Sri Lanka Umumkan Krisis Pangan

Sri Lanka mengumumkan keadaan darurat ekonomi yang membuat krisis pangan

EPA-EFE/CHAMILA KARUNARATHNE
Orang-orang menunggu dalam antrian untuk tes Covid-19 di luar masjid di tengah pandemi virus corona di Kolombo, Sri Lanka, 21 Desember 2020.
Rep: Dwina Agustin Red: Nur Aini

REPUBLIKA.CO.ID, KOLOMBO -- Sri Lanka mengumumkan keadaan darurat ekonomi yang berdampak pada kekurangan pangan.

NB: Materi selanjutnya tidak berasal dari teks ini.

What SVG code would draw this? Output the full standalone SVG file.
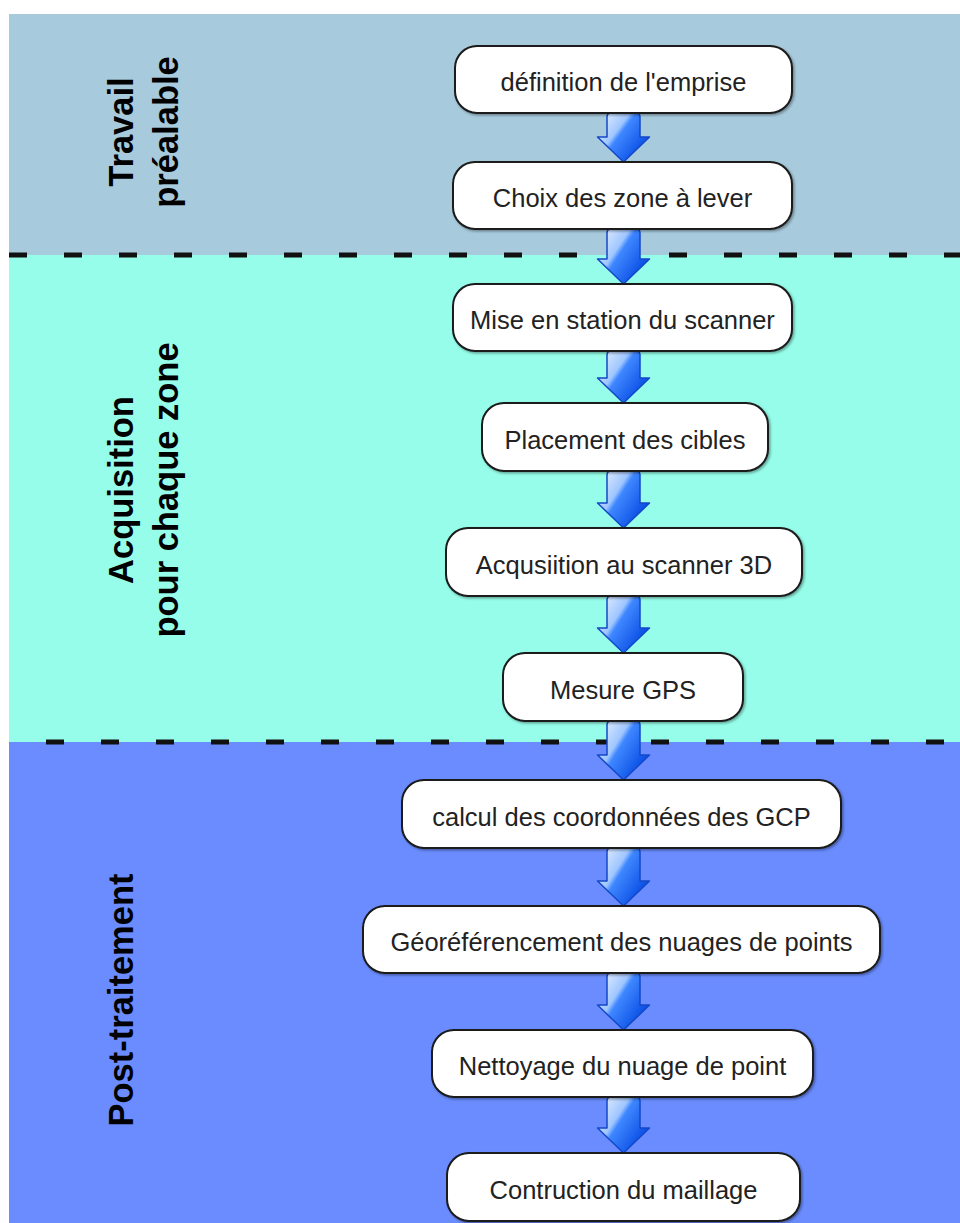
<svg xmlns="http://www.w3.org/2000/svg" width="960" height="1223" viewBox="0 0 960 1223">
<defs>
<linearGradient id="ag" x1="0" y1="0" x2="1" y2="0.7">
<stop offset="0" stop-color="#f2f7ff"/>
<stop offset="0.42" stop-color="#9fc6ff"/>
<stop offset="0.5" stop-color="#3f87ff"/>
<stop offset="1" stop-color="#0045e0"/>
</linearGradient>
<filter id="sh" x="-5%" y="-10%" width="110%" height="130%">
<feDropShadow dx="1.5" dy="1.5" stdDeviation="1" flood-color="#000" flood-opacity="0.35"/>
</filter>
<style>
.box{fill:#ffffff;stroke:#1a1a1a;stroke-width:2;filter:url(#sh)}
.t{font-family:"Liberation Sans",Arial,sans-serif;font-size:25.5px;fill:#222;text-anchor:middle}
.lab{font-family:"Liberation Sans",Arial,sans-serif;font-size:34.5px;font-weight:bold;fill:#000;text-anchor:middle}
.arr{fill:url(#ag);stroke:#1448c8;stroke-width:1.5;stroke-linejoin:round}
.dash{stroke:#111;stroke-width:5;stroke-dasharray:18 37;fill:none}
</style>
</defs>
<g id="bands">
<rect x="9" y="14" width="951" height="241" fill="#a7cadc"/>
<rect x="9" y="255" width="951" height="487" fill="#95fde9"/>
<rect x="9" y="742" width="951" height="481" fill="#6a8cfe"/>
<line class="dash" x1="9" y1="255" x2="960" y2="255"/>
<line class="dash" x1="46" y1="742" x2="960" y2="742"/>
</g>
<g id="labels">
<g transform="translate(133,132) rotate(-90)"><text class="lab" x="0" y="0">Travail</text><text class="lab" x="0" y="45">préalable</text></g>
<g transform="translate(133,490) rotate(-90)"><text class="lab" x="0" y="0">Acquisition</text><text class="lab" x="0" y="45">pour chaque zone</text></g>
<g transform="translate(133,1000) rotate(-90)"><text class="lab" x="0" y="0">Post-traitement</text></g>
</g>
<g id="connectors">
<path class="arr" d="M607,117 Q607,113 611,113 L636,113 Q640,113 640,117 L640,137 L649.5,137 L623.5,162 L597.5,137 L607,137 Z"/>
<path class="arr" d="M607,233 Q607,229 611,229 L636,229 Q640,229 640,233 L640,259 L649.5,259 L623.5,284 L597.5,259 L607,259 Z"/>
<path class="arr" d="M607,355 Q607,351 611,351 L636,351 Q640,351 640,355 L640,378 L649.5,378 L623.5,403 L597.5,378 L607,378 Z"/>
<path class="arr" d="M607,475 Q607,471 611,471 L636,471 Q640,471 640,475 L640,503 L649.5,503 L623.5,528 L597.5,503 L607,503 Z"/>
<path class="arr" d="M607,600 Q607,596 611,596 L636,596 Q640,596 640,600 L640,628 L649.5,628 L623.5,653 L597.5,628 L607,628 Z"/>
<path class="arr" d="M607,725 Q607,721 611,721 L636,721 Q640,721 640,725 L640,755 L649.5,755 L623.5,780 L597.5,755 L607,755 Z"/>
<path class="arr" d="M607,852 Q607,848 611,848 L636,848 Q640,848 640,852 L640,881 L649.5,881 L623.5,906 L597.5,881 L607,881 Z"/>
<path class="arr" d="M607,977 Q607,973 611,973 L636,973 Q640,973 640,977 L640,1005 L649.5,1005 L623.5,1030 L597.5,1005 L607,1005 Z"/>
<path class="arr" d="M607,1101 Q607,1097 611,1097 L636,1097 Q640,1097 640,1101 L640,1128 L649.5,1128 L623.5,1153 L597.5,1128 L607,1128 Z"/>
</g>
<g id="n1"><rect class="box" x="455" y="46" width="337" height="67" rx="22"/><text class="t" x="623.5" y="91">définition de l'emprise</text></g>
<g id="n2"><rect class="box" x="453" y="162" width="339" height="67" rx="22"/><text class="t" x="622.5" y="207">Choix des zone à lever</text></g>
<g id="n3"><rect class="box" x="453" y="284" width="339" height="67" rx="22"/><text class="t" x="622.5" y="329">Mise en station du scanner</text></g>
<g id="n4"><rect class="box" x="482" y="403" width="286" height="68" rx="22"/><text class="t" x="625" y="448.5">Placement des cibles</text></g>
<g id="n5"><rect class="box" x="446" y="528" width="356" height="68" rx="22"/><text class="t" x="624" y="573.5">Acqusiition au scanner 3D</text></g>
<g id="n6"><rect class="box" x="503" y="653" width="240" height="68" rx="22"/><text class="t" x="623" y="698.5">Mesure GPS</text></g>
<g id="n7"><rect class="box" x="402" y="780" width="439" height="68" rx="22"/><text class="t" x="621.5" y="825.5">calcul des coordonnées des GCP</text></g>
<g id="n8"><rect class="box" x="363" y="906" width="517" height="67" rx="22"/><text class="t" x="621.5" y="951">Géoréférencement des nuages de points</text></g>
<g id="n9"><rect class="box" x="432" y="1030" width="381" height="67" rx="22"/><text class="t" x="622.5" y="1075">Nettoyage du nuage de point</text></g>
<g id="n10"><rect class="box" x="447" y="1153" width="353" height="68" rx="22"/><text class="t" x="623.5" y="1198.5">Contruction du maillage</text></g>
</svg>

Pemerintah menahan stok makanan pokok dan menetapkan harganya untuk menahan inflasi yang melonjak setelah devaluasi tajam mata uangnya akibat krisis valuta asing.

Baca Juga

Presiden Sri Lanka, Gotabaya Rajapaksa, mengumumkan keadaan darurat di bawah peraturan keamanan publik untuk menjaga pasokan bahan makanan seperti gula dan beras dengan harga yang wajar pada Senin (31/8). Keadaan darurat mulai berlaku sejak tengah malam.

"Petugas yang berwenang akan dapat mengambil langkah-langkah untuk menyediakan bahan makanan penting dengan harga murah kepada masyarakat dengan membeli stok bahan makanan penting termasuk padi, beras dan gula," menurut pernyataan pers yang dikeluarkan oleh divisi media Gotabaya.

Dikutip dari Aljazirah, pemerintah telah menunjuk seorang perwira tinggi Angkatan Darat sebagai Komisaris Jenderal Layanan Esensial. Dia akan memiliki kekuatan untuk mengambil alih stok makanan yang dimiliki oleh pedagang dan pengecer, menangkap orang yang menimbun bahan pangan pokok, dan mengatur harganya.

"Barang-barang tersebut akan diberikan dengan harga yang dijamin pemerintah atau berdasarkan nilai pabean barang impor untuk mencegah penyimpangan pasar," kata pernyataan itu.

Langkah itu menyusul kenaikan tajam harga gula, beras, bawang merah, dan kentang. Sementara antrean panjang terjadi di luar toko-toko karena kekurangan susu bubuk, minyak tanah, dan gas untuk memasak. Padahal negara itu berada di bawah jam malam selama 16 hari karena peningkatan kasus Covid-19.

 

Menteri Perdagangan Sri Lanka Bandula Gunawardena mengatakan beberapa pedagang menimbun stok. Kondisi itu mengakibatkan kelangkaan bahan pangan dan meresahkan masyarakat. Padahal, sebelumnya pemerintah telah meningkatkan hukuman untuk penimbunan makanan.

Departemen Sensus dan Statistik Sri Lanka mengatakan, kenaikan nilai tukar mata uang asing adalah salah satu alasan di balik kenaikan harga banyak barang penting selama 12 bulan terakhir. Inflasi per bulan pada Agustus naik menjadi 6 persen dari 5,7 persen pada Juli, terutama karena harga pangan yang tinggi.

Sedangkan, ekonomi menyusut dengan rekor 3,6 persen pada  2020 karena pandemi dan pada Maret tahun lalu. Pemerintah melarang impor kendaraan dan barang-barang lainnya, termasuk minyak nabati dan kunyit, bumbu penting dalam masakan lokal, dalam upaya untuk menghemat devisa.